Problem
- Difficulty level : Hard (다른 Hard level대비 아주 간단한 문제)
Find the number of streamer sessions by users who had their first session as a viewer.
Return the user id and number of sessions in descending order.
In case there are users with the same number of sessions, order them by ascending user id.
Table : twitch_sessions
user_id | int |
---|---|
session_start | datetime |
session_end | datetime |
session_id | int |
session_type | varchar |
My Solution
My Logic
- 유저별 첫 세션 정보 도 포함한 CTE를 만든다.
ROW_NUMBER() OVER (PARTITION BY user_id ORDER BY session_start ASC) = 1
으로 유저별 첫 세션이 무엇인 지를 알 수 있는 변수first_session
를 만든다.population
에서 첫 세션이 viewer session 인 유저로 필터링한다.
user_id IN ( SELECT user_id FROM population WHERE first_session = "viewer")

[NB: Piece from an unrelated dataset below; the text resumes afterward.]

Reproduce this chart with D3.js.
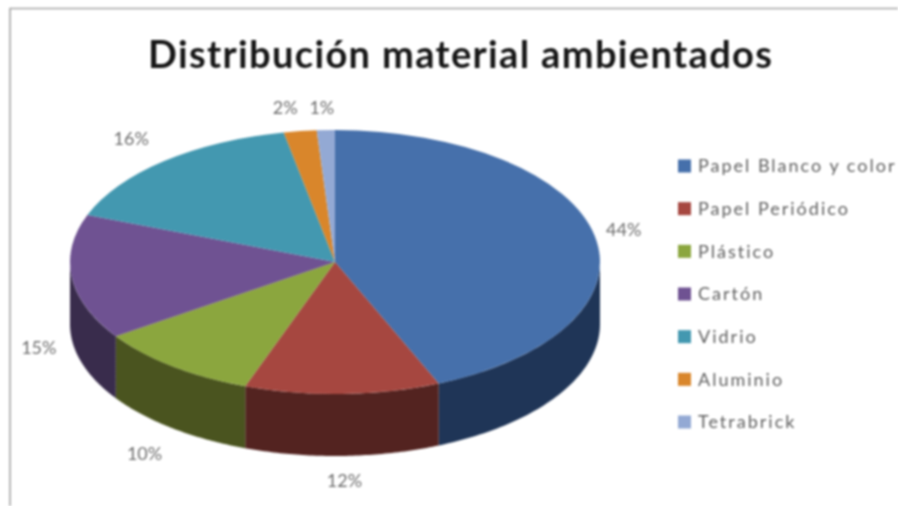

WHERE 조건절에 서브쿼리를 사용한다.- streamer session의 수를 집계한다.
CTE & SUBQUERY
/*
SELECT user_id, number_of_sessions
-- ORDER BY number of sessions in descending & user id in ascending
ORDER BY 2 DESC, 1 -- ASC
*/
WITH population AS
(
SELECT
user_id,
session_id,
session_type,
CASE
-- TO GET THE FIRST SESSION TYPE ORDER BY SESSION_START IN ASCENDING
WHEN ROW_NUMBER() OVER (PARTITION BY user_id ORDER BY session_start ASC) = 1
THEN session_type
END
AS `first_session`
FROM twitch_sessions
)
SELECT
user_id,
-- count the streamer sessions by users - GROUP BY user_id
count(session_id) OVER (PARTITION BY user_id) AS number_of_sessions
FROM population
WHERE
-- user_id WHOSE FIRST SESSION IS "VIEWER"
user_id IN ( SELECT user_id FROM population WHERE first_session = "viewer")
AND
-- TO GET THE NUMBER OF STEAMER SESSIONS
session_type = "streamer"
-- SORT THE RESULT
ORDER BY 2 DESC, 1
Lessons learned
( 쿼리 가독성을 이유로 CTE를 선호하다 보니 코드가 불필요하게 길어질 때가 있는데, 간단하다면 서브쿼리도 적절히 사용하자. )
✨ 집계함수 + GROUP BY ⇒ GROUP BY 없이 집계함수 사용하기
집계함수 + GROUP BY
SELECT
user_id,
-- count the streamer sessions by users - GROUP BY user_id
count(session_id) AS number_of_sessions
FROM population
...
-- TO AGGREGATE THE NUMBER OF SESSIONS
GROUP BY 1
GROUP BY 없이 집계함수 사용하기
SELECT
user_id,
-- count the streamer sessions by users - GROUP BY user_id
count(session_id) OVER (PARTITION BY user_id) AS number_of_sessions
FROM population